Thursday 3 November 2011

The road trip begins – leg 1: Gisborne

25 Hurahura - Gisborne

The sleep out

The freshly painted fence

France and Elsie enjoying the back lawn

Matt - post surf


The ladies relax (I'm still working on my tan..)

Jenni and Coral celebrate the good life

Elsie taking in the Gisborne cafe scene


The three rivers



Francine and Jenni assemble the new chook house


On Thursday November 3rd we headed over to Gisborne for a week. This marked the start of our one-month road trip, our holiday within a holiday.  It was really exciting packing up, miraculously managing to squeeze everything into the car (including mountain bike, pushchair, portacot, highchair, body board, all our bags, and some essential kitchen items for bread making) and hitting the road.  I had decided that this was to be our “summer holiday”. With an itinerary including Gisborne, Abel Tasman and Malborough I was convinced that we would see some sunshine along the way and Gisborne certainly complied.  The weather was amazing! Blazing sun and highs of 28C Joel, Elsie and I didn’t know what had hit us.

We were in Gisborne to visit Francine and Matt who like us have also just returned to New Zealand, albeit permanently, after a good decade away in Europe. A few years ago Francine and Matt bought their dream house in Gisborne and have been letting it out until this year, their big homecoming.
They had returned to New Zealand to find the house required a little more work than anticipated due largely to the high number of sunshine hours creating a Jurassic garden that required taming. Sticky fingered tenants had also helped themselves to anything that wasn’t permanently attached to the property. Yep, security lights had been taken, a garden gate, all manner of period door handles (for the brass presumably), a bench, and an irreplaceable vintage porcelain sink.

Francine and Matt opted to stay with Matt’s mum, Coral while they attacked the property weeding, waterblasting, and painting before they finally unpacked their container load of goodies and moved themselves in. That was until Joel , Elsie, Jenni and I all decided to come and stay.
After a communication failure on my part Joel and I left Auckland a day earlier than France and Matt expected. So, we arrived at around 7pm to find an exhausted looking Francine and Matt. They had spent a very busy day rummaging through boxes to find, beds and linen and towels and all those things that you need to make a house work and had decorated two beautiful guest rooms for us. On top of everything else the oven wasn’t working so Francine had to schlep over to Coral’s in order to slow cook the leg of mutton for dinner then drive back to Hurahura once cooked.  However, we made it, every one arrived, the food was fab and we all sat around the kitchen table to celebrate France and Matt’s first night in Hurahura. Matt smoked a cigar, Joel drank far too much, Francine looked slightly overwhelmed, and we all ranted well into the night.

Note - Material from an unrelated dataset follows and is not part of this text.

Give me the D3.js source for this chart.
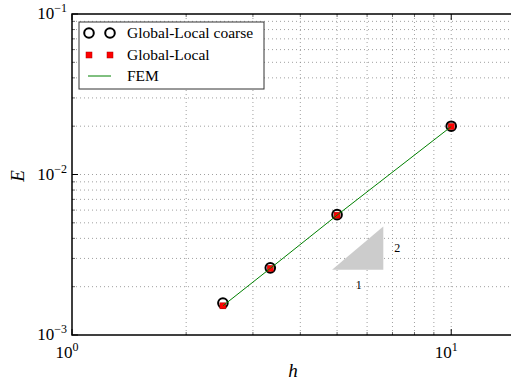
<!DOCTYPE html>
<html>
<head>
<meta charset="utf-8">
<script src="https://cdn.jsdelivr.net/npm/d3@7"></script>
<style>
  body { margin: 0; background: #fff; }
  text { font-family: "Liberation Serif", "DejaVu Serif", serif; }
</style>
</head>
<body>
<div id="chart"></div>
<script>
// data
const hValues = [2.5, 10 / 3, 5, 10];
const coarseE = [0.00158, 0.00262, 0.00562, 0.0200];
const fineE = [0.00152, 0.00260, 0.00558, 0.0199];
const femE = [0.00152, 0.00260, 0.00558, 0.0199];
const seriesNames = ["Global-Local coarse", "Global-Local", "FEM"];
const xTicks = [1, 10];
const yTicks = [0.001, 0.01, 0.1];
// slope triangle: start h, end h, base E, slope
const triangle = [4.85, 6.62, 0.00255, 2];

const width = 511, height = 384;
const padL = 72, padT = 14, padB = 335, padR = 518;

const svg = d3.select("#chart").append("svg")
	.attr("width", width)
	.attr("height", height);

const x = d3.scaleLog().domain([1, 15]).range([padL, padR]);
const y = d3.scaleLog().domain([0.001, 0.1]).range([padB, padT]);

// minor positions
let xMinor = [];
for (let d = 1; d <= 10; d *= 10)
	for (let k = 1; k < 10; k++) if (k * d <= 15) xMinor.push(k * d);
let yMinor = [];
for (let d = 0.001; d < 0.1; d *= 10)
	for (let k = 1; k < 10; k++) yMinor.push(k * d);

// grid
const grid = svg.append("g").attr("stroke", "#888").attr("stroke-width", 0.8)
	.attr("stroke-dasharray", "1,3");
grid.selectAll(".gx").data(xMinor.filter(v => v > 1))
	.join("line")
	.attr("x1", d => x(d)).attr("x2", d => x(d))
	.attr("y1", padT).attr("y2", padB);
grid.selectAll(".gy").data(yMinor.filter(v => v > 0.0011))
	.join("line")
	.attr("y1", d => y(d)).attr("y2", d => y(d))
	.attr("x1", padL).attr("x2", padR);

// slope triangle
const [tx0, tx1, ty0, ts] = triangle;
const ty1 = ty0 * Math.pow(tx1 / tx0, ts);
svg.append("path")
	.attr("d", d3.line()([[x(tx0), y(ty0)], [x(tx1), y(ty0)], [x(tx1), y(ty1)]]) + "Z")
	.attr("fill", "#cccccc");
svg.append("text").text("1")
	.attr("x", (x(tx0) + x(tx1)) / 2 + 1).attr("y", y(ty0) + 19)
	.attr("font-size", 12).attr("text-anchor", "middle").attr("fill", "#000");
svg.append("text").text(ts)
	.attr("x", x(tx1) + 14).attr("y", (y(ty0) + y(ty1)) / 2 + 4)
	.attr("font-size", 12).attr("text-anchor", "middle").attr("fill", "#000");

const lineGen = d3.line().x(d => x(d[0])).y(d => y(d[1]));

// coarse circles
svg.selectAll(".coarse").data(hValues.map((h, i) => [h, coarseE[i]]))
	.join("circle")
	.attr("cx", d => x(d[0])).attr("cy", d => y(d[1]))
	.attr("r", 4.8)
	.attr("fill", "none").attr("stroke", "#000").attr("stroke-width", 2);

// fine squares
svg.selectAll(".fine").data(hValues.map((h, i) => [h, fineE[i]]))
	.join("rect")
	.attr("x", d => x(d[0]) - 3).attr("y", d => y(d[1]) - 3)
	.attr("width", 6).attr("height", 6)
	.attr("fill", "#ff0000").attr("stroke", "#aa0000").attr("stroke-width", 0.5);

// FEM line on top
svg.append("path")
	.datum(hValues.map((h, i) => [h, femE[i]]))
	.attr("d", lineGen)
	.attr("fill", "none").attr("stroke", "#008000").attr("stroke-width", 1);

// frame
svg.append("rect")
	.attr("x", padL).attr("y", padT)
	.attr("width", padR - padL).attr("height", padB - padT)
	.attr("fill", "none").attr("stroke", "#000").attr("stroke-width", 1.5);

// inward ticks
const ticks = svg.append("g").attr("stroke", "#000");
xMinor.forEach(v => {
	const major = xTicks.includes(v);
	const len = major ? 6 : 3;
	ticks.append("line").attr("x1", x(v)).attr("x2", x(v))
		.attr("y1", padB).attr("y2", padB - len).attr("stroke-width", major ? 1 : 0.6);
	ticks.append("line").attr("x1", x(v)).attr("x2", x(v))
		.attr("y1", padT).attr("y2", padT + len).attr("stroke-width", major ? 1 : 0.6);
});
yMinor.concat([0.1]).forEach(v => {
	const major = yTicks.some(t => Math.abs(t - v) / t < 1e-6);
	const len = major ? 6 : 3;
	ticks.append("line").attr("y1", y(v)).attr("y2", y(v))
		.attr("x1", padL).attr("x2", padL + len).attr("stroke-width", major ? 1 : 0.6);
});

// tick labels
function powLabel(sel, exp) {
	sel.append("tspan").text("10");
	sel.append("tspan").text(exp).attr("dy", -7).attr("font-size", 12);
}
xTicks.forEach(v => {
	const t = svg.append("text").attr("x", x(v) - 5).attr("y", 358)
		.attr("font-size", 17).attr("text-anchor", "middle");
	powLabel(t, String(Math.round(Math.log10(v))));
});
yTicks.forEach(v => {
	const t = svg.append("text").attr("x", 67).attr("y", y(v) + 5)
		.attr("font-size", 17).attr("text-anchor", "end");
	powLabel(t, "\u2212" + Math.round(-Math.log10(v)));
});

// axis labels
svg.append("text").text("h").attr("x", 293).attr("y", 377)
	.attr("font-size", 19).attr("font-style", "italic").attr("text-anchor", "middle");
svg.append("text").text("E").attr("x", 0).attr("y", 0)
	.attr("transform", "translate(24,176) rotate(-90)")
	.attr("font-size", 19).attr("font-style", "italic").attr("text-anchor", "middle");

// legend
const lg = svg.append("g");
lg.append("rect").attr("x", 79).attr("y", 22).attr("width", 185).attr("height", 67)
	.attr("fill", "#fff").attr("stroke", "#333").attr("stroke-width", 1);
const rowsY = [33, 55, 76];
[89, 110].forEach(cx => {
	lg.append("circle").attr("cx", cx).attr("cy", rowsY[0]).attr("r", 4.8)
		.attr("fill", "none").attr("stroke", "#000").attr("stroke-width", 2);
	lg.append("rect").attr("x", cx - 3).attr("y", rowsY[1] - 3).attr("width", 6).attr("height", 6)
		.attr("fill", "#ff0000").attr("stroke", "#aa0000").attr("stroke-width", 0.5);
});
lg.append("line").attr("x1", 88).attr("x2", 111).attr("y1", rowsY[2]).attr("y2", rowsY[2])
	.attr("stroke", "#008000").attr("stroke-width", 1);
seriesNames.forEach((n, i) => {
	lg.append("text").text(n).attr("x", 127).attr("y", rowsY[i] + 5).attr("font-size", 15.5);
});
</script>
</body>
</html>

This marked the beginning of what turned out to be a truly wonderful week in Gisborne. The sun shone, we went to the beach, we barbequed, there were lots of visitors to Hurahura, the fence got painted (and so did we a little bit), we had lunches and family dinners, chicken coops were constructed, Elsie slept BEAUTIFULLY (perhaps it was the perpetually blaring stereo?), there were paddling pools, the salad greens from the garden seemed to grow a foot overnight (and tasted superb), Green lipped mussels were cooked over an open fire on corrugated iron, Joel Elsie and I applied a lot of sunscreen and we completed the week having fallen into the rhythm of a happy sun drenched family.

Hurahura really is a special place. It is easy in New Zealand to go on and on about the size of the houses and Hurahura is no exception it truly is a beautiful home - but it was the garden that stole my heart. Mature laden citrus trees, winding paths, ancient apple trees, lavender, climbing roses, an arch (!), the greenhouse, flat lawn, fishpond (with sitting budha), curved driveways, splindly cosmos and giant spikey natives. The next door neighbor is Anzac Park – a reserve with the XXXXX river flowing along it’s border – complete with rowing club and neighbourhood Sea Scouts. So you could literally drag your boat/kayak/row boat out the back gate and 50m down to the boat ramp.

It really did make me pause and think about the merits of living in a city with next to no outdoor space.
I was pretty impressed with Gisborne itself. I liked the layout of the town, it’s always nice to be riverside but with a beach as well the locals are quite spoilt. Speaking of which the locals are very friendly! Strikingly so. The economy seems to be booming, we ate well, and there is a buzz to the place – a provincial pride that was absent in many smaller New Zealand cities a decade or so ago. Pity it takes so bloody long to drive there!